Pneumonia and stomach ulcers

One of my colleagues was looking to identify if in fact, in their particular system, stomach ulcers were associate with pneumonia. We do know that there are multiple causes for stomach ulcers. Initially the question may be “*If we implement a vaccination program for respiratory pathogens could that help decrease the incidence of stomach ulcers?*” Although many may want to start by designing a study that can address this question, in the field the first questions needs to be different. The first question in this case really should be *“In our system, is there an association between pneumonia and stomach ulcers?*” This is an important question because to be able to have an effect on the outcome, there must first be an association. Remember again that an association does not demonstrate or prove causation. Just because pneumonia and ulcers are associated in a particular system it does not mean that by preventing pneumonia they will necessarily have any significant impact on stomach ulcers (causation).

Based on necropsy of 812 pigs the following data was obtained:

336 (41.3%) pigs had ulcers/hyperkeratosis

600 (73.9%) pigs had pneumonia

290 (35.7%) pigs had ulcers/hyperkeratosis AND pneumonia

166 (20.4%) pigs had neither

This data is very confusing to decipher so to help it has been transformed into a 2X2 table (Table 2). So using the formula for OR then:

(290*166) 48.140

OR = ---------------- = ------------ = 3.38

(46*310) 14.260

Table 2. Relationship between pneumonia and ulcers or hyperkeratosis in 812 pigs.

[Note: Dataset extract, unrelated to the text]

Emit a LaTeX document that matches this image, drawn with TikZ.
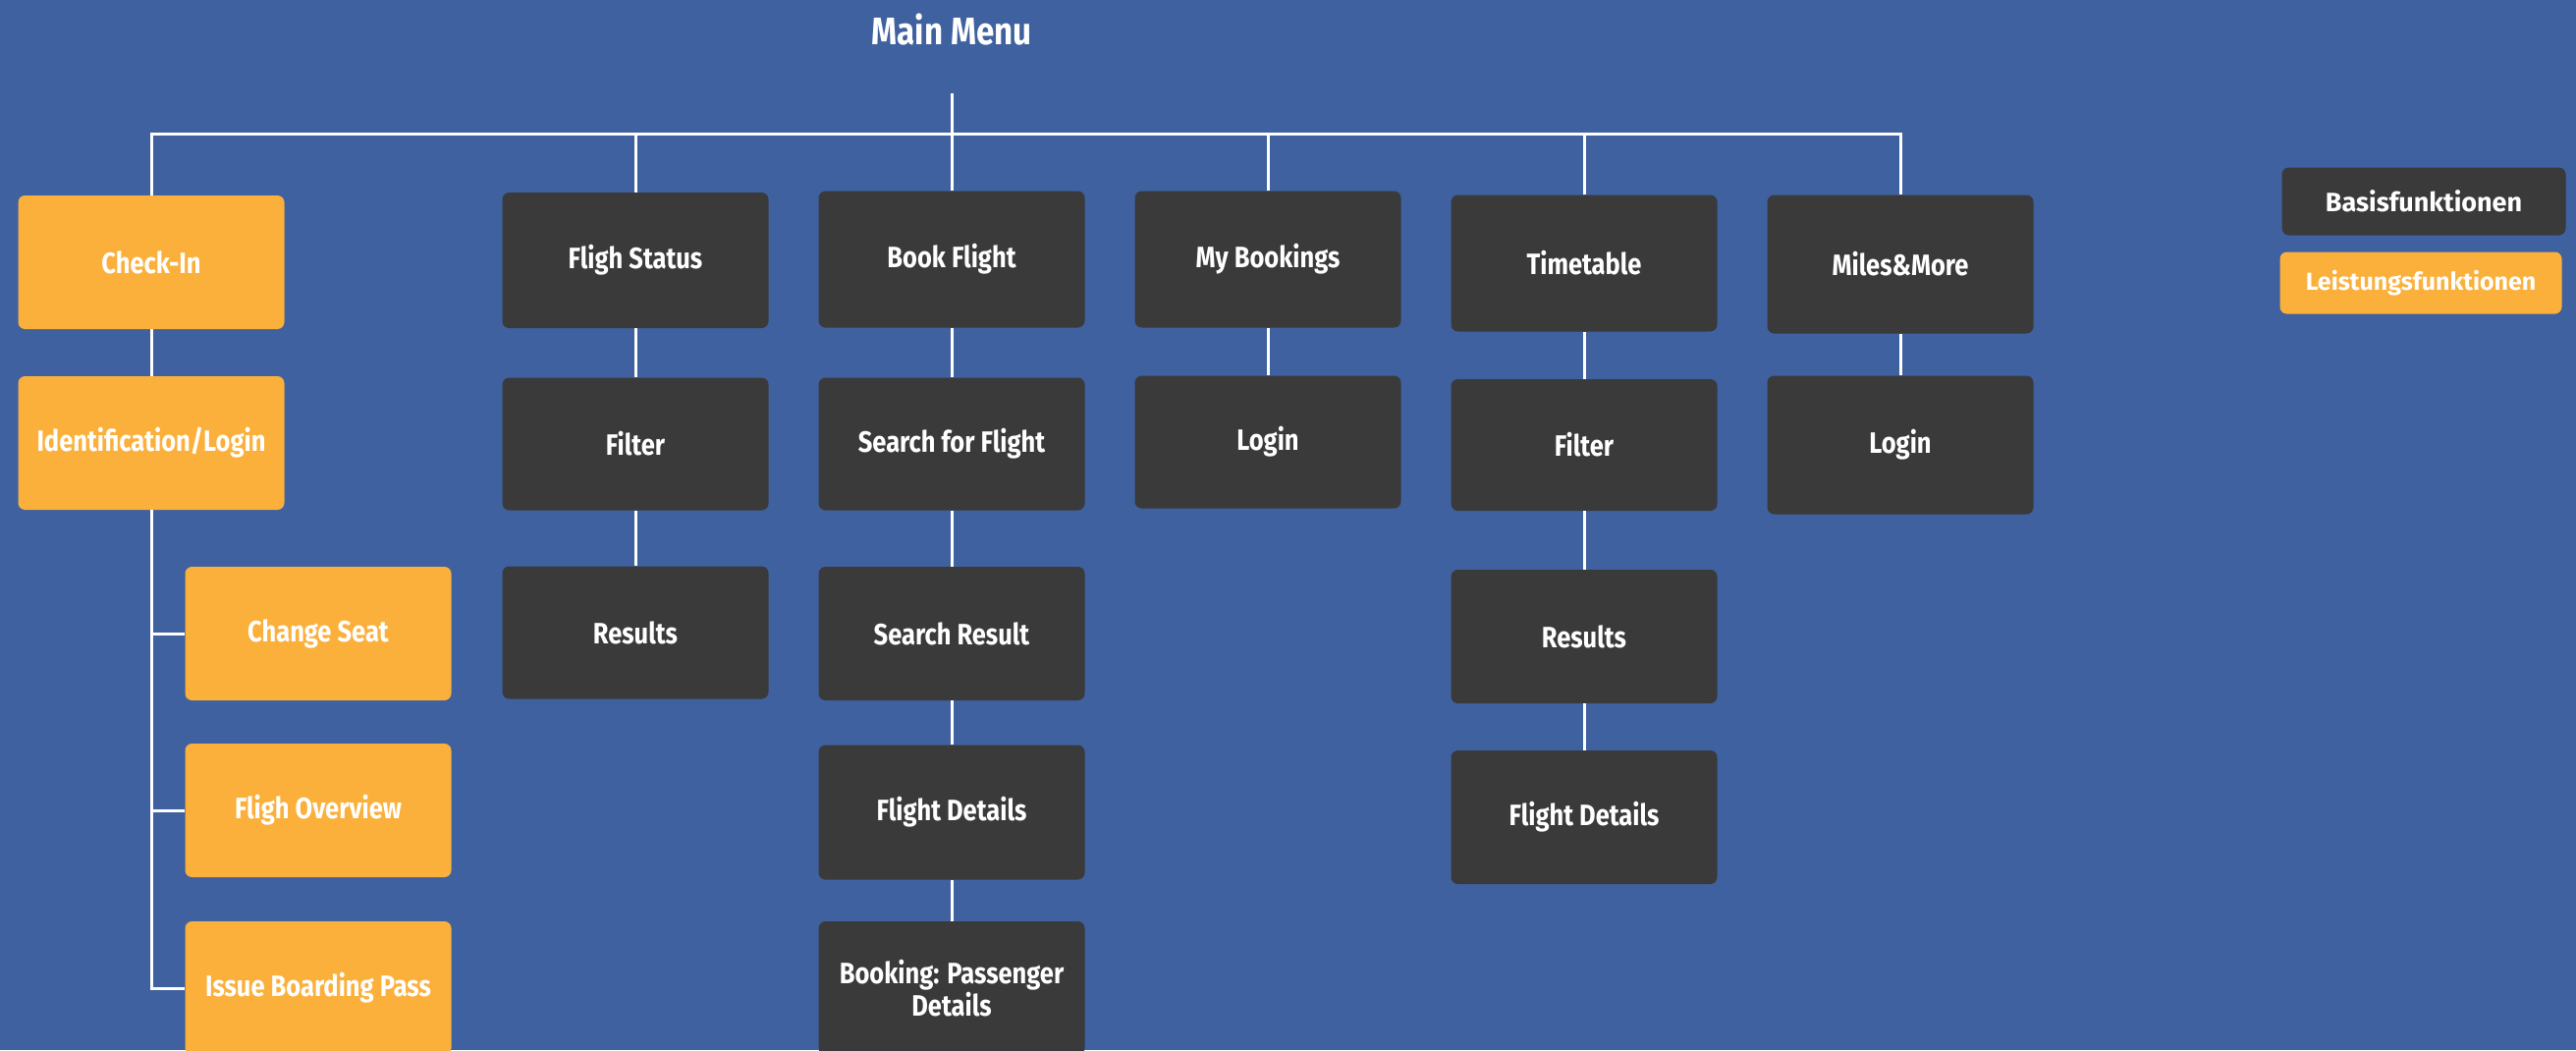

Ulcer / Hyperkeratosis | |||

yes | no | ||

Pneumonia | yes | 290 | 310 |

no | 46 | 166 |

This means that pigs are 3.38 (95% CI, 2.35 to 4.87) times more likely to have an ulcer/hyperkeratosis if they had pneumonia than those that do not have pneumonia. One can also say that pigs with pneumonia are 3.38 times more likely to have ulcers/hyperkeratosis. Because of the way OR are calculated, the association works both ways between pneumonia **⇔** ulcers/hyperkeratosis. Since our 95% CI (2.35 to 4.87) does not include the value of 1, we conclude that this OR is statistically significant (association is not likely to have occurred by chance alone). Now knowing that there is an association between pneumonia and ulcers/hyperkeratosis, we can feel good that it is possible to be able to have an impact. We can now spent the time and resources to do a study and see if implementing a vaccination program for respiratory pathogens could help decrease the incidence of stomach ulcers.

Gilts and piglet diarrhea

In this second case, a client had noticed an increase in diarrhea in 3 day old baby pigs. He was blaming a new source of gilts as having introduced a new pathogen into the farm. This was a 1,250 sow herd. On the day of the herd visit they reported 17 out of 58 litters (29.3%) had just broke with diarrhea. As you check the rooms with diarrhea you identify a lot of gilt litters do have diarrhea, but you also see several litters from older sows with diarrhea. You formulate your 2X2 table (Table 3) and calculate your OR = 14 (95% CI, 3.6 to 54.3). In this case, piglets with diarrhea are 14 times more likely to be from gilt litters than older sows and this is not just by chance (i.e. it is statistically significant). If the new gilts had brought in a new pathogen, it would be the piglets from the older sows that should be scouring as their mothers had not seen the pathogen before. You have strong evidence to support that in fact gilt litters are much more likely to be scouring and thus it is more likely that the gilts are being exposure to something new to them but likely already on the farm. Interventions can now be focused on gilts first rather than the whole herd.

Table 3. Relationship between piglet diarrhea and parity (gilts vs. other parity).

Piglet diarrhea | |||

yes | no | ||

Gilt | yes | 12 | 6 |

no | 5 | 35 |

In summary, OR are a great field tool that can help quantify the strength of associations between two dichotomous variables. The stronger the association (meaning the greater the value for the OR) the more likely it will be that a change in one variable will actually affect the second variable. If you want to identify what impact the change will have, then you will need to demonstrate causation as well as calculate the attributable risk for each variable.